Thanks in advance for any help. :doubt:
Chris

cbrown9064
07-18-2007, 12:37 AM
Update:
I put the V-powers in (can always change them out later). Started the car according to Ausie's directions, the battery was disconnected for 1.5 hours (key on wait 15 secs, start-once idle stabilizes shut off and restart).

I was not able to drive tonight, as it was starting to rain (the baby does not go out in the rain!). Will update this thread and the A/C thread to see if things have improved with the plug change/pcv valve and EPROM dump.

Oh, a side note, I did not have any trouble with the strut tower brace. When right back on. Is that usual or unusual?

Chris

ausie
07-19-2007, 08:26 AM
The copper plugs are okay to use, but they will wear quicker so the maintanance interval will be much shorter. The sticker on the hood that lists the spark plugs may or may not be up to date with the spark plugs used, I have come across that issue with another ford product..... However, the ford part number also specifies a heat range for the plug that is appropriate for your engine. If you do not have forced induction added to your vehicle (turbo, supercharger) or if you did not replace the pistons and heads to increase compression ratio, the ford specified plug should be used.

(this is optional reading, I tried to keep it at a minimum.... there is better information at most spark plug web sites: NGK is a good source)
The difference between copper, platinum, and irridium: Copper is a very good conductor but a soft metal. This is also the essential core of most spark plugs do the the electrical properties. However since the copper is relatively soft, manufacturer's will add other metals to the copper to create a copper alloy to improve the hardness of the electrode tip (typically they use nickel plating or sometimes cadmium (makes the copper black in apperance) to improve the electrod wear characteristics). Platinum does not have as good an electrical conductive property as does copper due to the higher resitance.
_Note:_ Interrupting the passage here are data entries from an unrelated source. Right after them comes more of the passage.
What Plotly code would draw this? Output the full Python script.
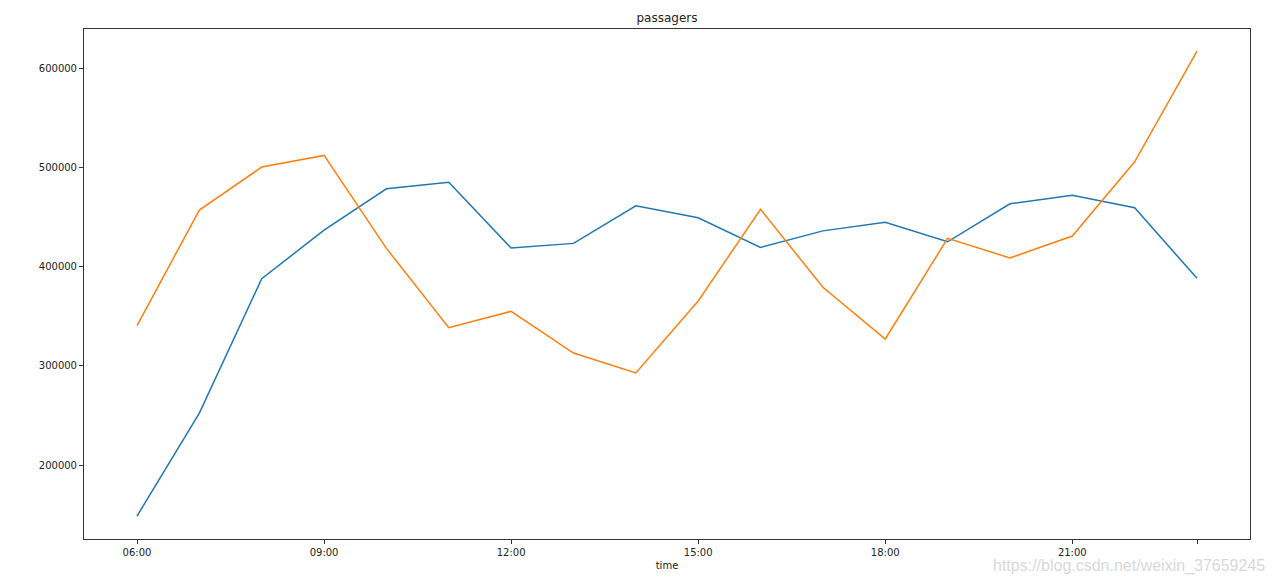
import plotly.graph_objects as go

hours = list(range(6, 24))
series_blue = [148800, 252500, 387800, 436800, 478400, 484900, 418700, 423400,
               461300, 449200, 419400, 436000, 444600, 425000, 463300, 471800,
               459300, 388200]
series_orange = [340500, 457000, 500300, 512000, 418400, 338500, 355000, 313000,
                 292900, 365400, 457700, 379200, 327100, 428500, 408700, 430800,
                 505600, 617100]
tick_vals = [6, 9, 12, 15, 18, 21, 23]
tick_text = ["06:00", "09:00", "12:00", "15:00", "18:00", "21:00", ""]
y_ticks = [200000, 300000, 400000, 500000, 600000]

fig = go.Figure()
fig.add_trace(go.Scatter(x=hours, y=series_blue, mode="lines",
                         line=dict(color="#1f77b4", width=1.5), showlegend=False))
fig.add_trace(go.Scatter(x=hours, y=series_orange, mode="lines",
                         line=dict(color="#ff7f0e", width=1.5), showlegend=False))

axis_common = dict(showgrid=False, zeroline=False, showline=True, linecolor="#333333",
                   linewidth=1, mirror=True, ticks="outside", ticklen=4, tickwidth=1,
                   tickcolor="#333333",
                   tickfont=dict(family="DejaVu Sans", size=10, color="#222222"))

fig.update_layout(
    width=1277, height=584,
    margin=dict(l=76, r=35, t=21, b=53),
    paper_bgcolor="white", plot_bgcolor="white",
    title=dict(text="passagers", x=0.5, xref="paper", xanchor="center",
               y=1 - 10 / 584, yanchor="middle",
               font=dict(family="DejaVu Sans", size=12, color="#222222")),
    xaxis=dict(range=[5.15, 23.85], tickmode="array", tickvals=tick_vals,
               ticktext=tick_text,
               title=dict(text="time", standoff=4,
                          font=dict(family="DejaVu Sans", size=10, color="#222222")),
               **axis_common),
    yaxis=dict(range=[125700, 639300], tickmode="array", tickvals=y_ticks,
               ticktext=[str(v) for v in y_ticks], **axis_common),
    annotations=[dict(text="https://blog.csdn.net/weixin_37659245", xref="paper",
                      yref="paper", x=1.0146, y=-0.053, xanchor="right", yanchor="middle",
                      showarrow=False,
                      font=dict(family="Liberation Sans", size=16, color="#d8d8d8"))],
)

fig.write_html("out.html")
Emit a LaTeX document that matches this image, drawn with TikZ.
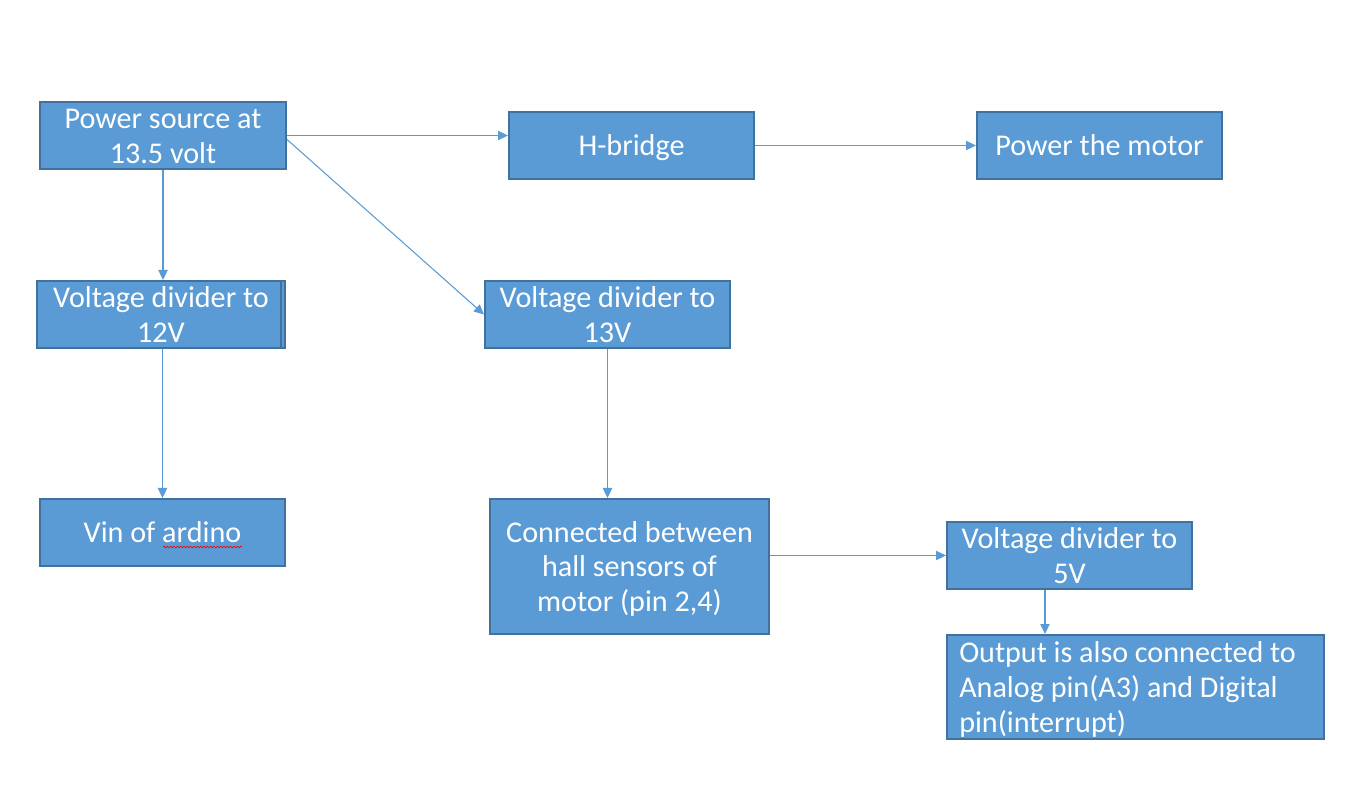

Considering the high potential charge (in excess of 10kVolts) it really does not make much of a difference.... Platinum is relatively hard and will last much longer than copper alloys and will not deplete (wear down) itself during the arch or spark generation. Platinum is less reactive than the copper alloy so the byproducts of combustion will not attack the metal causing corossion or etching which also contributes the the amount of wear occuring during the combustion cycle. Irridium is harder than platinum and has similar characteristics but different thermal properties than platinum. The benifit of Irridium is that it will not erode or round off the sharp edges of the electrode which is a good charactersitic to maintain a consistant spark. As the electrodes round off this will change the spark charactiersitic and intensity and possibly dispurse the spark energy into weaker plasma streams as compared to one single burst of energy. The issue with platinum is that it will not hold a sharp edge under the conditions of combustion for a very long time.